Reproduce all of the data below without alteration; exclude every picture.

* _PROVIDED DATA_:
'''

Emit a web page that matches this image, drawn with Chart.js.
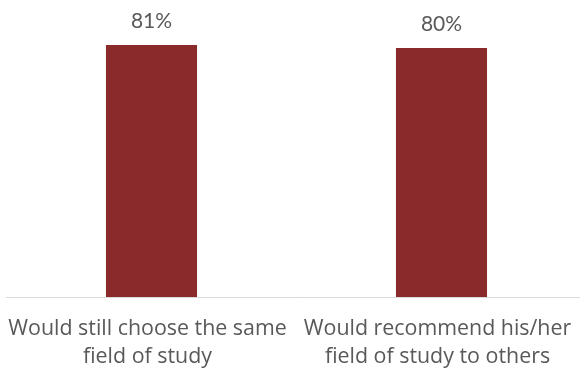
<!DOCTYPE html>
<html>
<head>
<meta charset="utf-8">
<script src="https://cdn.jsdelivr.net/npm/chart.js@4"></script>
<style>
  html, body { margin: 0; padding: 0; background: #fff; overflow: hidden; }
  #wrap { width: 590px; height: 368px; }
</style>
</head>
<body>
<div id="wrap"><canvas id="satisfactionChart"></canvas></div>
<script>
// categories and values (percent)
var categories = [
    ['Would still choose the same', 'field of study'],
    ['Would recommend his/her', 'field of study to others']
];
var shares = [81, 80];

// draws the percentage above each bar
var valueLabels = {
    id: 'valueLabels',
    afterDatasetsDraw: function(chart) {
        var ctx = chart.ctx;
        var meta = chart.getDatasetMeta(0);
        ctx.save();
        ctx.fillStyle = '#595959';
        ctx.font = '21px Lato';
        ctx.textAlign = 'center';
        ctx.textBaseline = 'middle';
        meta.data.forEach(function(bar, i) {
            ctx.fillText(shares[i] + '%', bar.x, bar.y - 24);
        });
        ctx.restore();
    }
};

var ctx = document.getElementById('satisfactionChart').getContext('2d');
var myChart = new Chart(ctx, {
    type: 'bar',
    data: {
        labels: categories,
        datasets: [{
            data: shares,
            backgroundColor: '#8B2A2B',
            barPercentage: 0.314,
            categoryPercentage: 1
        }]
    },
    options: {
        responsive: true,
        maintainAspectRatio: false,
        animation: false,
        layout: {
            padding: { left: 6.5, right: 3.5, top: 17, bottom: 0 }
        },
        scales: {
            x: {
                grid: { display: false, drawTicks: false },
                border: { display: true, color: '#d9d9d9', width: 1 },
                ticks: {
                    color: '#595959',
                    font: { family: 'Open Sans', size: 21.4, lineHeight: 1.35 },
                    padding: 17,
                    labelOffset: -4,
                    maxRotation: 0,
                    autoSkip: false
                },
                afterFit: function(scale) {
                    // fixed label band, no extra edge padding for wide labels
                    scale.height = 71;
                    scale.paddingLeft = 0;
                    scale.paddingRight = 0;
                }
            },
            y: {
                display: false,
                min: 0,
                max: 90
            }
        },
        plugins: {
            legend: { display: false },
            tooltip: { enabled: false }
        }
    },
    plugins: [valueLabels]
});
</script>
</body>
</html>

'''

* _COMPLETE OUTPUT_:
Emit a web page that matches this image, drawn with Chart.js.
<!DOCTYPE html>
<html>
<head>
<meta charset="utf-8">
<script src="https://cdn.jsdelivr.net/npm/chart.js@4"></script>
<style>
  html, body { margin: 0; padding: 0; background: #fff; overflow: hidden; }
  #wrap { width: 590px; height: 368px; }
</style>
</head>
<body>
<div id="wrap"><canvas id="satisfactionChart"></canvas></div>
<script>
// categories and values (percent)
var categories = [
    ['Would still choose the same', 'field of study'],
    ['Would recommend his/her', 'field of study to others']
];
var shares = [81, 80];

// draws the percentage above each bar
var valueLabels = {
    id: 'valueLabels',
    afterDatasetsDraw: function(chart) {
        var ctx = chart.ctx;
        var meta = chart.getDatasetMeta(0);
        ctx.save();
        ctx.fillStyle = '#595959';
        ctx.font = '21px Lato';
        ctx.textAlign = 'center';
        ctx.textBaseline = 'middle';
        meta.data.forEach(function(bar, i) {
            ctx.fillText(shares[i] + '%', bar.x, bar.y - 24);
        });
        ctx.restore();
    }
};

var ctx = document.getElementById('satisfactionChart').getContext('2d');
var myChart = new Chart(ctx, {
    type: 'bar',
    data: {
        labels: categories,
        datasets: [{
            data: shares,
            backgroundColor: '#8B2A2B',
            barPercentage: 0.314,
            categoryPercentage: 1
        }]
    },
    options: {
        responsive: true,
        maintainAspectRatio: false,
        animation: false,
        layout: {
            padding: { left: 6.5, right: 3.5, top: 17, bottom: 0 }
        },
        scales: {
            x: {
                grid: { display: false, drawTicks: false },
                border: { display: true, color: '#d9d9d9', width: 1 },
                ticks: {
                    color: '#595959',
                    font: { family: 'Open Sans', size: 21.4, lineHeight: 1.35 },
                    padding: 17,
                    labelOffset: -4,
                    maxRotation: 0,
                    autoSkip: false
                },
                afterFit: function(scale) {
                    // fixed label band, no extra edge padding for wide labels
                    scale.height = 71;
                    scale.paddingLeft = 0;
                    scale.paddingRight = 0;
                }
            },
            y: {
                display: false,
                min: 0,
                max: 90
            }
        },
        plugins: {
            legend: { display: false },
            tooltip: { enabled: false }
        }
    },
    plugins: [valueLabels]
});
</script>
</body>
</html>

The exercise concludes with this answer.